We need not have worried: this was no gimmick. The spoken narration, compiled by Mark Wigglesworth from Elgar’s own writings, gave us no more than a brief signpost for each variation, sketching the music’s character and background as deftly as a skilful annotator might. In the early variations, music and words flowed easily as an unbroken sonic experience; only after Nimrod, the tribute to the cellist Basil Nevinson and the Romanza was a brief pause allowed, as the music demands.

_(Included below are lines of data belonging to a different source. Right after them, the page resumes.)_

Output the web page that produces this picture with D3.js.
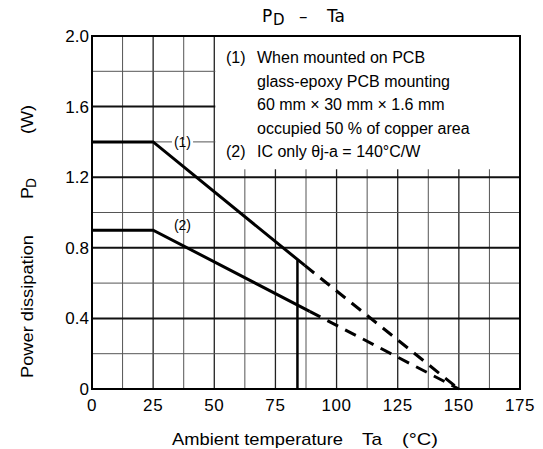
<!DOCTYPE html>
<html><head><meta charset="utf-8">
<script src="https://cdn.jsdelivr.net/npm/d3@7"></script>
<style>body{margin:0;background:#fff}svg{display:block}</style>
</head><body>
<svg id="c" width="543" height="449"></svg>
<script>
// ---- data ----
const xTicks = [0, 25, 50, 75, 100, 125, 150, 175];
const yTicks = [0, 0.4, 0.8, 1.2, 1.6, 2.0];
const yTickLabels = ["0", "0.4", "0.8", "1.2", "1.6", "2.0"];
// curve (1): mounted on PCB
const s1Temp = [0, 25, 87, 150];
const s1Power = [1.4, 1.4, 0.70, 0];
// curve (2): IC only
const s2Temp = [0, 25, 89, 150];
const s2Power = [0.9, 0.9, 0.44, 0];
// vertical marker
const markerTemp = [84, 84];
const markerPower = [0, 0.73];
const legendLines = [
  ["(1)", "When mounted on PCB"],
  ["", "glass-epoxy PCB mounting"],
  ["", "60 mm \u00d7 30 mm \u00d7 1.6 mm"],
  ["", "occupied 50 % of copper area"],
  ["(2)", "IC only \u03b8j-a = 140\u00b0C/W"]
];

const svg = d3.select("#c");
const x = d3.scaleLinear().domain([0, 175]).range([92, 520]);
const y = d3.scaleLinear().domain([0, 2.0]).range([389, 36]);
const font = "'Liberation Sans', Arial, sans-serif";

// grid
const g = svg.append("g");
d3.range(0, 175.01, 12.5).forEach(v => {
  const major = v % 25 === 0;
  g.append("line").attr("x1", x(v)).attr("x2", x(v)).attr("y1", y(0)).attr("y2", y(2))
    .attr("stroke", major ? "#222" : "#555").attr("stroke-width", major ? 1.3 : 1);
});
d3.range(0, 2.001, 0.2).forEach(v => {
  const major = Math.abs(Math.round(v * 10) % 4) === 0;
  g.append("line").attr("x1", x(0)).attr("x2", x(175)).attr("y1", y(v)).attr("y2", y(v))
    .attr("stroke", major ? "#111" : "#555").attr("stroke-width", major ? 2 : 1);
});

// legend box (white background)
svg.append("rect").attr("x", x(50) + 1).attr("y", y(2.0)).attr("width", x(175) - x(50) - 1)
  .attr("height", y(1.245) - y(2.0)).attr("fill", "#fff");

legendLines.forEach((l, i) => {
  const ty = 63 + i * 23.5;
  if (l[0]) svg.append("text").attr("x", 226).attr("y", ty).attr("font-family", font)
    .attr("font-size", 16).text(l[0]);
  svg.append("text").attr("x", 257).attr("y", ty).attr("font-family", font)
    .attr("font-size", 16).text(l[1]);
});

// frame
svg.append("rect").attr("x", x(0)).attr("y", y(2)).attr("width", x(175) - x(0)).attr("height", y(0) - y(2))
  .attr("fill", "none").attr("stroke", "#000").attr("stroke-width", 2);

// curves
const line = d3.line().x(d => x(d[0])).y(d => y(d[1]));
function drawCurve(T, P) {
  const pts = T.map((t, i) => [t, P[i]]);
  svg.append("path").attr("d", line(pts.slice(0, 3))).attr("fill", "none")
    .attr("stroke", "#000").attr("stroke-width", 3);
  svg.append("path").attr("d", line(pts.slice(2))).attr("fill", "none")
    .attr("stroke", "#000").attr("stroke-width", 3).attr("stroke-dasharray", "12,8");
}
drawCurve(s1Temp, s1Power);
drawCurve(s2Temp, s2Power);
svg.append("path").attr("d", line(markerTemp.map((t, i) => [t, markerPower[i]])))
  .attr("stroke", "#000").attr("stroke-width", 2.5).attr("fill", "none");

// curve labels
[["(1)", 37, 1.4], ["(2)", 37, 0.93]].forEach(([t, tx, py]) => {
  const tt = svg.append("text").attr("x", x(tx)).attr("y", y(py) + 5).attr("text-anchor", "middle")
    .attr("font-family", font).attr("font-size", 14).text(t);
  if (t === "(1)") {
    const bb = tt.node().getBBox();
    svg.insert("rect", "text").attr("x", bb.x - 2).attr("y", y(py) - 2).attr("width", bb.width + 4)
      .attr("height", 4).attr("fill", "#fff");
    tt.raise();
  }
});

// ticks
xTicks.forEach(v => {
  svg.append("text").attr("x", x(v)).attr("y", 411).attr("text-anchor", "middle")
    .attr("font-family", font).attr("font-size", 17).attr("letter-spacing", 0.6).text(v);
});
yTicks.forEach((v, i) => {
  svg.append("text").attr("x", 89).attr("y", y(v) + 6).attr("text-anchor", "end")
    .attr("font-family", font).attr("font-size", 17).text(yTickLabels[i]);
});

// title
const tf = "'DejaVu Sans', sans-serif";
svg.append("text").attr("x", 262).attr("y", 22).attr("font-family", tf).attr("font-size", 17).text("P");
svg.append("text").attr("x", 273).attr("y", 25).attr("font-family", tf).attr("font-size", 15).text("D");
svg.append("text").attr("x", 299).attr("y", 22).attr("font-family", tf).attr("font-size", 17).text("\u2013");
svg.append("text").attr("x", 327).attr("y", 22).attr("font-family", tf).attr("font-size", 17).text("Ta");

// x axis label
[["Ambient temperature", 172, 171], ["Ta", 362, 20], ["(\u00b0C)", 402, 36]].forEach(([t, px, w]) => {
  svg.append("text").attr("x", px).attr("y", 445).attr("font-family", font).attr("font-size", 17)
    .attr("textLength", w).attr("lengthAdjust", "spacingAndGlyphs").text(t);
});
// y axis label (rotated)
[["Power dissipation", 378, 17, 0, 143], ["P", 199, 17, 0, 12], ["D", 188, 14, 3, 10], ["(W)", 134, 17, 0, 29]]
  .forEach(([t, py, fs, dy, w]) => {
    svg.append("text").attr("transform", `translate(${33 + dy},${py}) rotate(-90)`)
      .attr("font-family", font).attr("font-size", fs)
      .attr("textLength", w).attr("lengthAdjust", "spacingAndGlyphs").text(t);
  });
</script>
</body></html>
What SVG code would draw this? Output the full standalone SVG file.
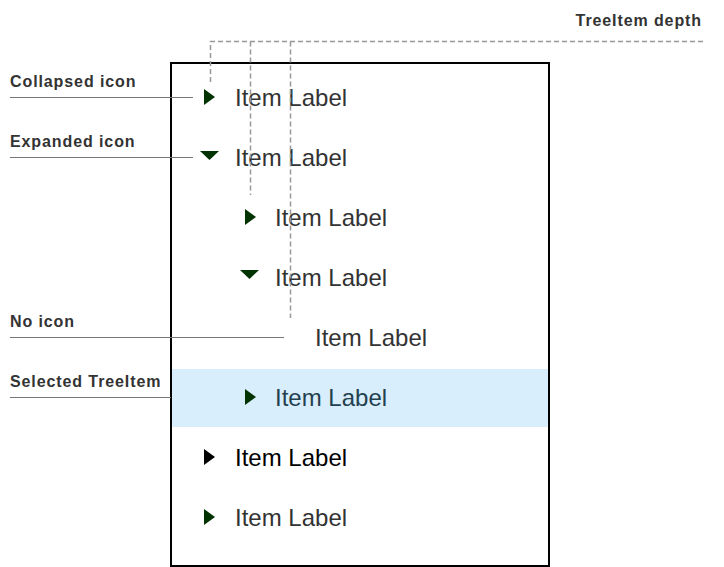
<svg xmlns="http://www.w3.org/2000/svg" width="724" height="567" viewBox="0 0 724 567">
<style>
.lbl{font-family:"Liberation Sans",Arial,sans-serif;font-size:16px;font-weight:bold;fill:#333;letter-spacing:0.9px}
.item{font-family:"Liberation Sans",Arial,sans-serif;font-size:24px;fill:#333}
.call{stroke:#777;stroke-width:1;fill:none}
.dash{stroke:#999;stroke-width:1.5;stroke-dasharray:5 3;fill:none}
.g{fill:#003300}
</style>
<rect x="0" y="0" width="724" height="567" fill="#fff"/>
<g id="tree">
<rect x="171" y="63" width="378" height="503" fill="#fff" stroke="#000" stroke-width="2"/>
<rect x="172" y="369" width="376" height="58" fill="#d8eefc"/>
</g>
<g id="item1"><polygon class="g" points="204,89 215,97 204,105"/><text class="item" x="235" y="106">Item Label</text></g>
<g id="item2"><polygon class="g" points="200,151 219,151 209.5,160"/><text class="item" x="235" y="166">Item Label</text></g>
<g id="item3"><polygon class="g" points="245,209 256,217 245,225"/><text class="item" x="275" y="226">Item Label</text></g>
<g id="item4"><polygon class="g" points="240,270 259,270 249.5,279"/><text class="item" x="275" y="286">Item Label</text></g>
<g id="item5"><text class="item" x="315" y="346">Item Label</text></g>
<g id="item6"><polygon class="g" points="245,389 256,397 245,405"/><text class="item" x="275" y="406" style="fill:#24404f">Item Label</text></g>
<g id="item7"><polygon fill="#000" points="204,449 215,457 204,465"/><text class="item" x="235" y="466" style="fill:#000">Item Label</text></g>
<g id="item8"><polygon class="g" points="204,509 215,517 204,525"/><text class="item" x="235" y="526">Item Label</text></g>
<g id="labels">
<text class="lbl" x="10" y="87">Collapsed icon</text>
<text class="lbl" x="10" y="147">Expanded icon</text>
<text class="lbl" x="10" y="327">No icon</text>
<text class="lbl" x="10" y="387">Selected TreeItem</text>
<text class="lbl" x="702" y="26" text-anchor="end">TreeItem depth</text>
</g>
<g id="connectors">
<line class="call" x1="10" y1="97.5" x2="193" y2="97.5"/>
<line class="call" x1="10" y1="157.5" x2="193" y2="157.5"/>
<line class="call" x1="10" y1="337.5" x2="284" y2="337.5"/>
<line class="call" x1="10" y1="397.5" x2="171" y2="397.5"/>
<path class="dash" d="M703,41.5 H210.5 V85 M250.5,41.5 V195 M290.5,41.5 V318"/>
</g>
</svg>
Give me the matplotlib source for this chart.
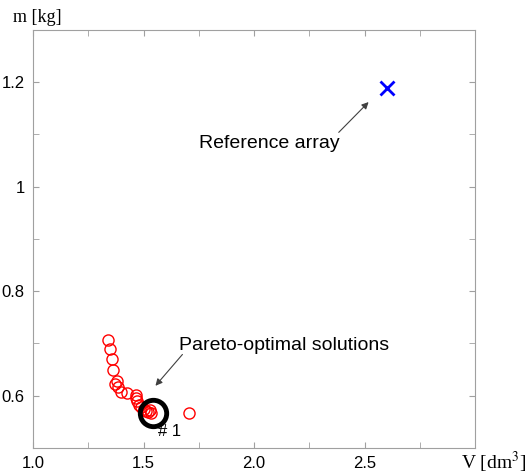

Actor/narrator Walter van Dyk sat above the orchestra, on his own, off to the left. An experienced performer in musical contexts, he proved a more than passable Elgar impersonator: his voice, mellow with a touch of world-weariness, was ideally suited to his role, sensitive to the music and in sympathy with it – almost, at times, an extension of it. At no point did his words seem an intrusion; he always sounded natural, never self-consciously thespian. It was a much more moving experience than I had anticipated. As his own climactic Variation got under way, he took his coat and hat and unobtrusively left the stage: his last words, ‘I ask nothing’, left us wondering whether this was a proud assertion of his artistic independence or, like King Lear’s nothing, a bleaker epitaph.
His performance, along with the playing of the Bournemouth Symphony Orchestra, continues to resonate with me: in my memory it may prove harder to detach them from each other than I could have anticipated.